# Your task
Exactly as written, quote every line that follows, skipping the images.

• • • • •

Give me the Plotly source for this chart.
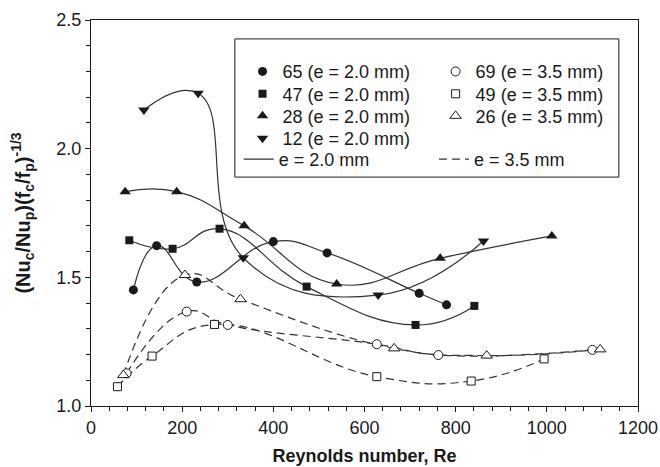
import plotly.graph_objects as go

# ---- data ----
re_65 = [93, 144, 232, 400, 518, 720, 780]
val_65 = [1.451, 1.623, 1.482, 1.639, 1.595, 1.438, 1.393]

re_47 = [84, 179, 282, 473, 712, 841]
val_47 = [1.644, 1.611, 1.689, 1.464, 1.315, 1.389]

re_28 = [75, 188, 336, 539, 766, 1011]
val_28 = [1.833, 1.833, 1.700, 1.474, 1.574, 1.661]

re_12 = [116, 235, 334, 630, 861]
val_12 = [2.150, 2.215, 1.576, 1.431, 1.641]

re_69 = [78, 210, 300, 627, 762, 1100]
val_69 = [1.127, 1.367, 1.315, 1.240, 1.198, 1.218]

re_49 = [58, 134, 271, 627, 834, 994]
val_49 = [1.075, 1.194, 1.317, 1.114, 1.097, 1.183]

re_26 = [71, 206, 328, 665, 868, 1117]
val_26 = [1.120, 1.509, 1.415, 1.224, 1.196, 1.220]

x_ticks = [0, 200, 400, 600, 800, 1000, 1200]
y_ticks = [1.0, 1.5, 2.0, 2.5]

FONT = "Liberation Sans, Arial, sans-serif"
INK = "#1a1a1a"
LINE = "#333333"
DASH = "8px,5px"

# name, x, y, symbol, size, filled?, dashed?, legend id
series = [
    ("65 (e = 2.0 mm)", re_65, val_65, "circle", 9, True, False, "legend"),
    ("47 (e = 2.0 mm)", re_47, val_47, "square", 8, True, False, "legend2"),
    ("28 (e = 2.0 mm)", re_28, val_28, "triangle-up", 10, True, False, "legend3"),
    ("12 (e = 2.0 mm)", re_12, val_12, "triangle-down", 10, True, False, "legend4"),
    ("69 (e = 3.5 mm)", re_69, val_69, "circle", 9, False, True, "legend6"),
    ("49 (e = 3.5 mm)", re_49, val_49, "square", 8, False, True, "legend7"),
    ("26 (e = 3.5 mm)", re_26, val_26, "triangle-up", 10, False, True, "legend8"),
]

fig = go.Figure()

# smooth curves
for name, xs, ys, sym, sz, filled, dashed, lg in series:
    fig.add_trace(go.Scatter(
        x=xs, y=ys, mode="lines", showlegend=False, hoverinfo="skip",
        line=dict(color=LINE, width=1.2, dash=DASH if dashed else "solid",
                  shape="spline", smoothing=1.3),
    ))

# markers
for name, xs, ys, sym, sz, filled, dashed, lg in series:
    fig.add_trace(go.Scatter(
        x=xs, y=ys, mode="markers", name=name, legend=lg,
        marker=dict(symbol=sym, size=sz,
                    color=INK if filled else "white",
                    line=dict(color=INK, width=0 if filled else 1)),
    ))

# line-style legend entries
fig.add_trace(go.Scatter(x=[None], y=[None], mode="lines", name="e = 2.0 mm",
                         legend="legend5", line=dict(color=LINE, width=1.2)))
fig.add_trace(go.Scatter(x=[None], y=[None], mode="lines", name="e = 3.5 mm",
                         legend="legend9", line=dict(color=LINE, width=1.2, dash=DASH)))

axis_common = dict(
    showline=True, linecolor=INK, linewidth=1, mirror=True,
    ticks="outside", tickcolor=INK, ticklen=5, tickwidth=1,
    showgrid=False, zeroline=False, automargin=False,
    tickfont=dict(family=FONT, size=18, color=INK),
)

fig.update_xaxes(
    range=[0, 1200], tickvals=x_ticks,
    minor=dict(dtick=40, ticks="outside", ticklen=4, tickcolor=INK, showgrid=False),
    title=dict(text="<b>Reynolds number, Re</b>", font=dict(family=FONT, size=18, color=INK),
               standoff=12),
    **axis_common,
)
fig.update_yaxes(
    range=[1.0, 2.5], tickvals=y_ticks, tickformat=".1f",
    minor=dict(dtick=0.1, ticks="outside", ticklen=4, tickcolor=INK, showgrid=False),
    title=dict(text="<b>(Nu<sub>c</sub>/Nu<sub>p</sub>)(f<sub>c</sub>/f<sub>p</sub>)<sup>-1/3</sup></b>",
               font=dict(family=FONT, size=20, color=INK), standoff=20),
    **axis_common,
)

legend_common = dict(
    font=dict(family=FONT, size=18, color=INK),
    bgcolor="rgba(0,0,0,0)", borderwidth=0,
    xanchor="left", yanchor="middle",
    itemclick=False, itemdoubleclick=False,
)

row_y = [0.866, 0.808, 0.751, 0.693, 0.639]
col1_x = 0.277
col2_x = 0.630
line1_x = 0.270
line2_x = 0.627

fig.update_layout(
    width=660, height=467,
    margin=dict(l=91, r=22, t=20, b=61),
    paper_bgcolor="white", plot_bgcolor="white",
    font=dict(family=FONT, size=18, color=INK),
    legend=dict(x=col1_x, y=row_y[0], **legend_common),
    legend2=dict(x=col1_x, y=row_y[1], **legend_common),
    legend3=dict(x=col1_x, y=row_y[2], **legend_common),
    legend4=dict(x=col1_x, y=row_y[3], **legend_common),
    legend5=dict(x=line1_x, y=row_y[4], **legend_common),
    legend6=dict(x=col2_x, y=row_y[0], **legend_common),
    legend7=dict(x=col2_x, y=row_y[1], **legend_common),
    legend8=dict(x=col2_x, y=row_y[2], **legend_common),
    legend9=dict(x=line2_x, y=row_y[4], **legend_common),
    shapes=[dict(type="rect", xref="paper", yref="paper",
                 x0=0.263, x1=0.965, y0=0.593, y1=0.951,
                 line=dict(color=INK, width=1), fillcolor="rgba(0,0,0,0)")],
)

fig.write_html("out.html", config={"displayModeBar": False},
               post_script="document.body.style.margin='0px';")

• • • • •

# Solved exercise
Give me the Plotly source for this chart.
import plotly.graph_objects as go

# ---- data ----
re_65 = [93, 144, 232, 400, 518, 720, 780]
val_65 = [1.451, 1.623, 1.482, 1.639, 1.595, 1.438, 1.393]

re_47 = [84, 179, 282, 473, 712, 841]
val_47 = [1.644, 1.611, 1.689, 1.464, 1.315, 1.389]

re_28 = [75, 188, 336, 539, 766, 1011]
val_28 = [1.833, 1.833, 1.700, 1.474, 1.574, 1.661]

re_12 = [116, 235, 334, 630, 861]
val_12 = [2.150, 2.215, 1.576, 1.431, 1.641]

re_69 = [78, 210, 300, 627, 762, 1100]
val_69 = [1.127, 1.367, 1.315, 1.240, 1.198, 1.218]

re_49 = [58, 134, 271, 627, 834, 994]
val_49 = [1.075, 1.194, 1.317, 1.114, 1.097, 1.183]

re_26 = [71, 206, 328, 665, 868, 1117]
val_26 = [1.120, 1.509, 1.415, 1.224, 1.196, 1.220]

x_ticks = [0, 200, 400, 600, 800, 1000, 1200]
y_ticks = [1.0, 1.5, 2.0, 2.5]

FONT = "Liberation Sans, Arial, sans-serif"
INK = "#1a1a1a"
LINE = "#333333"
DASH = "8px,5px"

# name, x, y, symbol, size, filled?, dashed?, legend id
series = [
    ("65 (e = 2.0 mm)", re_65, val_65, "circle", 9, True, False, "legend"),
    ("47 (e = 2.0 mm)", re_47, val_47, "square", 8, True, False, "legend2"),
    ("28 (e = 2.0 mm)", re_28, val_28, "triangle-up", 10, True, False, "legend3"),
    ("12 (e = 2.0 mm)", re_12, val_12, "triangle-down", 10, True, False, "legend4"),
    ("69 (e = 3.5 mm)", re_69, val_69, "circle", 9, False, True, "legend6"),
    ("49 (e = 3.5 mm)", re_49, val_49, "square", 8, False, True, "legend7"),
    ("26 (e = 3.5 mm)", re_26, val_26, "triangle-up", 10, False, True, "legend8"),
]

fig = go.Figure()

# smooth curves
for name, xs, ys, sym, sz, filled, dashed, lg in series:
    fig.add_trace(go.Scatter(
        x=xs, y=ys, mode="lines", showlegend=False, hoverinfo="skip",
        line=dict(color=LINE, width=1.2, dash=DASH if dashed else "solid",
                  shape="spline", smoothing=1.3),
    ))

# markers
for name, xs, ys, sym, sz, filled, dashed, lg in series:
    fig.add_trace(go.Scatter(
        x=xs, y=ys, mode="markers", name=name, legend=lg,
        marker=dict(symbol=sym, size=sz,
                    color=INK if filled else "white",
                    line=dict(color=INK, width=0 if filled else 1)),
    ))

# line-style legend entries
fig.add_trace(go.Scatter(x=[None], y=[None], mode="lines", name="e = 2.0 mm",
                         legend="legend5", line=dict(color=LINE, width=1.2)))
fig.add_trace(go.Scatter(x=[None], y=[None], mode="lines", name="e = 3.5 mm",
                         legend="legend9", line=dict(color=LINE, width=1.2, dash=DASH)))

axis_common = dict(
    showline=True, linecolor=INK, linewidth=1, mirror=True,
    ticks="outside", tickcolor=INK, ticklen=5, tickwidth=1,
    showgrid=False, zeroline=False, automargin=False,
    tickfont=dict(family=FONT, size=18, color=INK),
)

fig.update_xaxes(
    range=[0, 1200], tickvals=x_ticks,
    minor=dict(dtick=40, ticks="outside", ticklen=4, tickcolor=INK, showgrid=False),
    title=dict(text="<b>Reynolds number, Re</b>", font=dict(family=FONT, size=18, color=INK),
               standoff=12),
    **axis_common,
)
fig.update_yaxes(
    range=[1.0, 2.5], tickvals=y_ticks, tickformat=".1f",
    minor=dict(dtick=0.1, ticks="outside", ticklen=4, tickcolor=INK, showgrid=False),
    title=dict(text="<b>(Nu<sub>c</sub>/Nu<sub>p</sub>)(f<sub>c</sub>/f<sub>p</sub>)<sup>-1/3</sup></b>",
               font=dict(family=FONT, size=20, color=INK), standoff=20),
    **axis_common,
)

legend_common = dict(
    font=dict(family=FONT, size=18, color=INK),
    bgcolor="rgba(0,0,0,0)", borderwidth=0,
    xanchor="left", yanchor="middle",
    itemclick=False, itemdoubleclick=False,
)

row_y = [0.866, 0.808, 0.751, 0.693, 0.639]
col1_x = 0.277
col2_x = 0.630
line1_x = 0.270
line2_x = 0.627

fig.update_layout(
    width=660, height=467,
    margin=dict(l=91, r=22, t=20, b=61),
    paper_bgcolor="white", plot_bgcolor="white",
    font=dict(family=FONT, size=18, color=INK),
    legend=dict(x=col1_x, y=row_y[0], **legend_common),
    legend2=dict(x=col1_x, y=row_y[1], **legend_common),
    legend3=dict(x=col1_x, y=row_y[2], **legend_common),
    legend4=dict(x=col1_x, y=row_y[3], **legend_common),
    legend5=dict(x=line1_x, y=row_y[4], **legend_common),
    legend6=dict(x=col2_x, y=row_y[0], **legend_common),
    legend7=dict(x=col2_x, y=row_y[1], **legend_common),
    legend8=dict(x=col2_x, y=row_y[2], **legend_common),
    legend9=dict(x=line2_x, y=row_y[4], **legend_common),
    shapes=[dict(type="rect", xref="paper", yref="paper",
                 x0=0.263, x1=0.965, y0=0.593, y1=0.951,
                 line=dict(color=INK, width=1), fillcolor="rgba(0,0,0,0)")],
)

fig.write_html("out.html", config={"displayModeBar": False},
               post_script="document.body.style.margin='0px';")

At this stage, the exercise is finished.